Cloudy controversy surrounds vaping

 

Tuscola High School will address the rise in student vaping by incorporating the “Catch My Breath” nicotine vaping prevention program into their health and physical education curriculum.

Select educational materials will also be utilized as a form of intervention for those students caught with vaping and/or nicotine delivery materials on campus.

“The rise in vaping has become a serious health issue for our students,” Principal Todd Trantham said. “And disciplinary steps alone are not going to solve the problem.”

Trantham reached out to local and regional experts for answers, and eventually found the Catch My Breath program. “I’m confident this is a great next step.”

Tuscola administrators see this free educational program as a win for both students and staff. “Our teachers pour their hearts into teaching, and watching students turn down the path of nicotine addiction affects all of us,” said Assistant Principal Graham Haynes.

“We also know that people are getting sick and even dying from the side effects of constant vaping. Our approach has to be swift and proactive, not just punitive.”

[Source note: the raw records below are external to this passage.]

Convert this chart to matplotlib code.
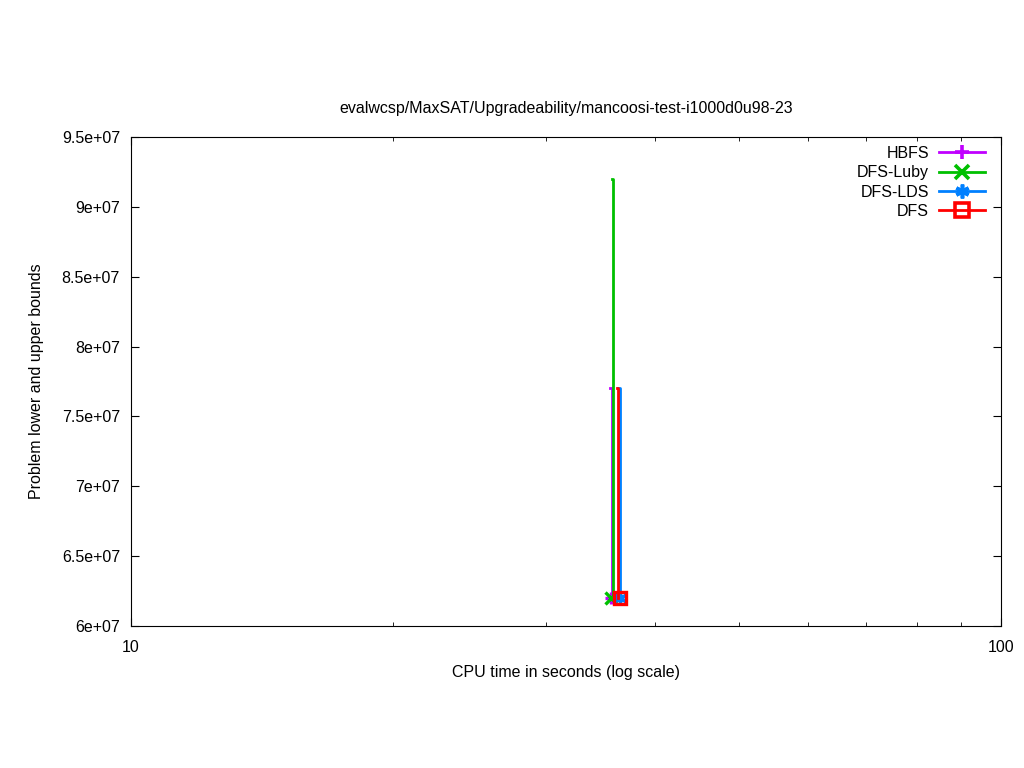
import matplotlib
matplotlib.use("Agg")
import matplotlib.pyplot as plt
from matplotlib.ticker import NullFormatter, LogLocator

plt.rcParams['font.family'] = ['Liberation Sans', 'DejaVu Sans']

title = "evalwcsp/MaxSAT/Upgradeability/mancoosi-test-i1000d0u98-23"
series_names = ["HBFS", "DFS-Luby", "DFS-LDS", "DFS"]
colors = ["#c000ff", "#00c000", "#0080ff", "#ff0000"]
markers = ["+", "x", (6, 2, 0), "s"]

# upper bound step curves (time, value)
ub_times = {
    "HBFS": [35.55, 35.72, 35.72],
    "DFS-Luby": [35.75, 35.85, 35.85],
    "DFS-LDS": [36.3, 36.5, 36.5],
    "DFS": [36.15, 36.28, 36.28],
}
ub_values = {
    "HBFS": [7.7e7, 7.7e7, 6.2e7],
    "DFS-Luby": [9.2e7, 9.2e7, 6.2e7],
    "DFS-LDS": [7.7e7, 7.7e7, 6.2e7],
    "DFS": [7.7e7, 7.7e7, 6.2e7],
}
# lower bound points
lb_times = {"HBFS": 35.65, "DFS-Luby": 35.65, "DFS-LDS": 36.45, "DFS": 36.45}
lb_values = {"HBFS": 6.2e7, "DFS-Luby": 6.2e7, "DFS-LDS": 6.2e7, "DFS": 6.2e7}

yticks = [6e7, 6.5e7, 7e7, 7.5e7, 8e7, 8.5e7, 9e7, 9.5e7]
ytick_labels = ["6e+07", "6.5e+07", "7e+07", "7.5e+07", "8e+07", "8.5e+07", "9e+07", "9.5e+07"]

FS = 11.5
fig = plt.figure(figsize=(10.24, 7.68), dpi=100)
ax = fig.add_axes([131/1024, 1-626/768, 870/1024, 489/768])

for name, c, m in zip(series_names, colors, markers):
    ax.plot(ub_times[name], ub_values[name], color=c, lw=2.0)
    ax.plot([lb_times[name]], [lb_values[name]], linestyle="none", marker=m,
            color=c, ms=9, mew=2.4, mfc="none")
    ax.plot([], [], color=c, lw=2.0, marker=m, ms=10, mew=2.6, mfc="none", label=name)

ax.set_xscale("log")
ax.set_xlim(10, 100)
ax.set_ylim(6e7, 9.5e7)
ax.set_xticks([10, 100])
ax.set_xticklabels(["10", "100"])
ax.xaxis.set_minor_locator(LogLocator(base=10, subs=range(2, 10)))
ax.xaxis.set_minor_formatter(NullFormatter())
ax.set_yticks(yticks)
ax.set_yticklabels(ytick_labels)

ax.tick_params(which="both", direction="in", top=True, right=True, labelsize=FS)
ax.tick_params(which="major", length=6)
ax.tick_params(axis="x", which="major", pad=10)
ax.tick_params(axis="y", which="major", pad=8)
ax.tick_params(which="minor", length=3)

ax.set_title(title, fontsize=FS, pad=17)
ax.set_xlabel("CPU time in seconds (log scale)", fontsize=FS, labelpad=7)
ax.set_ylabel("Problem lower and upper bounds", fontsize=FS, labelpad=13)

ax.legend(loc="upper right", bbox_to_anchor=(985/1024, 1-146/768),
          bbox_transform=fig.transFigure, frameon=False, markerfirst=False,
          handlelength=2.9, fontsize=FS, borderaxespad=0, borderpad=0,
          labelspacing=0.27, handletextpad=0.6)

fig.savefig("out.png", dpi=100)
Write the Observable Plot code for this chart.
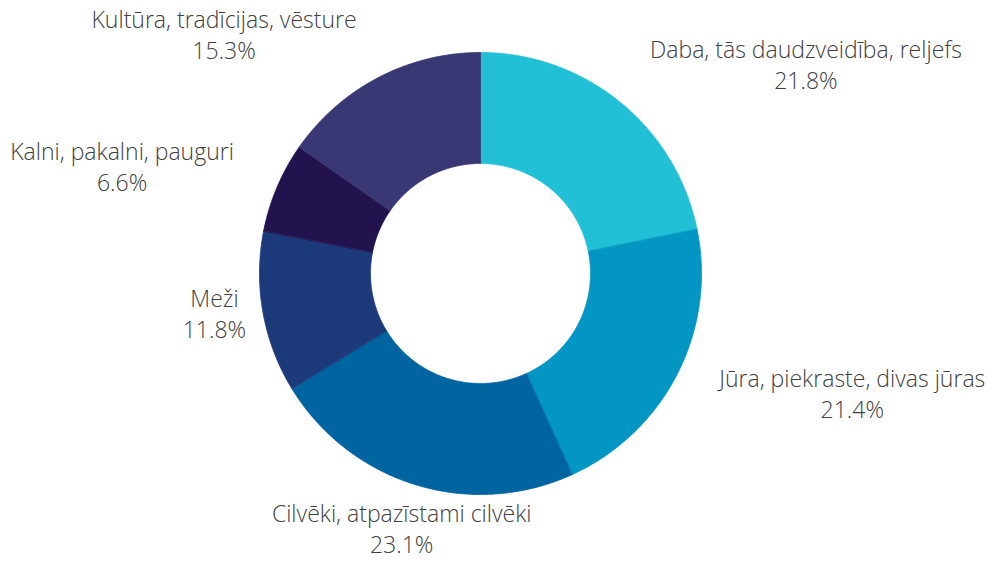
<!DOCTYPE html>
<html>
<head>
<meta charset="utf-8">
<script src="https://cdn.jsdelivr.net/npm/d3@7"></script>
<script src="https://cdn.jsdelivr.net/npm/@observablehq/plot@0.6"></script>
<style>
  html, body { margin: 0; padding: 0; background: #fff; }
  #chart svg { display: block; }
</style>
</head>
<body>
<div id="chart"></div>
<script>
// ---- data ----
const categories = [
  "Daba, tās daudzveidība, reljefs",
  "Jūra, piekraste, divas jūras",
  "Cilvēki, atpazīstami cilvēki",
  "Meži",
  "Kalni, pakalni, pauguri",
  "Kultūra, tradīcijas, vēsture"
];
const shares = [21.8, 21.4, 23.1, 11.8, 6.6, 15.3];
const palette = ["#22C0D6", "#0496C2", "#0064A0", "#1C3A7A", "#22134F", "#3A3775"];

// ---- layout ----
const W = 988, H = 561;
const cx = 480, cy = 273;         // centre in pixels
const rOuter = 221, rInner = 110; // in scale units (1 unit = 1 px)
const labelR = 268;
const labelRShort = {"Meži": 238};
const fontSize = 23;
const fontWeight = 300;
const fontFamily = "'Open Sans', 'Noto Sans', sans-serif";
const lineGap = 15.5;

const total = d3.sum(shares);
const toRad = Math.PI / 180;

// slice polygons
const pts = [];
const slices = [];
let acc = 0;
categories.forEach((cat, i) => {
  const a0 = acc / total * 360;
  acc += shares[i];
  const a1 = acc / total * 360;
  slices.push({cat, share: shares[i], a0, a1, mid: (a0 + a1) / 2});
  const n = Math.max(2, Math.ceil((a1 - a0) / 0.5));
  for (let k = 0; k <= n; k++) {
    const a = (a0 + (a1 - a0) * k / n) * toRad;
    pts.push({cat, x: rOuter * Math.sin(a), y: rOuter * Math.cos(a)});
  }
  for (let k = n; k >= 0; k--) {
    const a = (a0 + (a1 - a0) * k / n) * toRad;
    pts.push({cat, x: rInner * Math.sin(a), y: rInner * Math.cos(a)});
  }
});

// label placement
const ctx = document.createElement("canvas").getContext("2d");
ctx.font = `${fontWeight} ${fontSize}px ${fontFamily}`;
const fmt = v => d3.format(".1f")(v) + "%";
const labels = slices.map(s => {
  const r = labelRShort[s.cat] ?? labelR;
  const a = s.mid * toRad;
  const sx = Math.sin(a);
  const px = r * sx, py = r * Math.cos(a);
  const w = Math.max(ctx.measureText(s.cat).width, ctx.measureText(fmt(s.share)).width);
  let x = px;
  if (sx > 0.4) x = px + w / 2;
  else if (sx < -0.4) x = px - w / 2;
  return {cat: s.cat, pct: fmt(s.share), x, y: py};
});

const chart = Plot.plot({
  width: W,
  height: H,
  margin: 0,
  x: {domain: [-cx, W - cx], axis: null},
  y: {domain: [-(H - cy), cy], axis: null},
  color: {domain: categories, range: palette},
  marks: [
    Plot.line(pts, {x: "x", y: "y", z: "cat", fill: "cat", stroke: "cat", strokeWidth: 0.8, curve: "linear-closed"}),
    Plot.text(labels, {x: "x", y: d => d.y + lineGap, text: "cat", textAnchor: "middle", fontSize, fontWeight, fontFamily, fill: "#404040"}),
    Plot.text(labels, {x: "x", y: d => d.y - lineGap, text: "pct", textAnchor: "middle", fontSize, fontWeight, fontFamily, fill: "#404040"})
  ],
  style: {fontFamily, background: "#fff"}
});
document.getElementById("chart").appendChild(chart);
</script>
</body>
</html>
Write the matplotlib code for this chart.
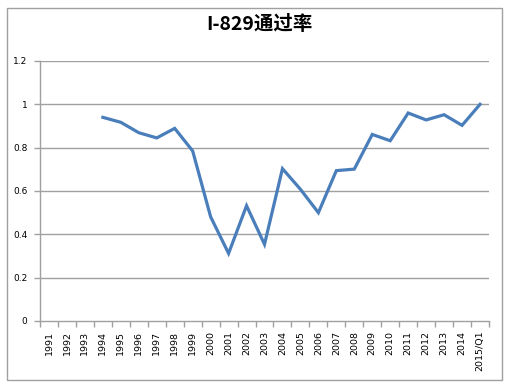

Tratham added teachers are also finding vaping to be an increasing intrusion on their instruction time. “Teachers are already playing the role of instructor, mentor, and sometimes the trusted adult that students come to in times of personal crisis. If administrators can help keep nicotine addiction at bay, our students and teachers will benefit.”

The “Catch My Breat” program was developed through the University of Texas at Austin and is underwritten by CVS.

It is currently being used by other high schools in western counties including Jackson, Swain and Cherokee.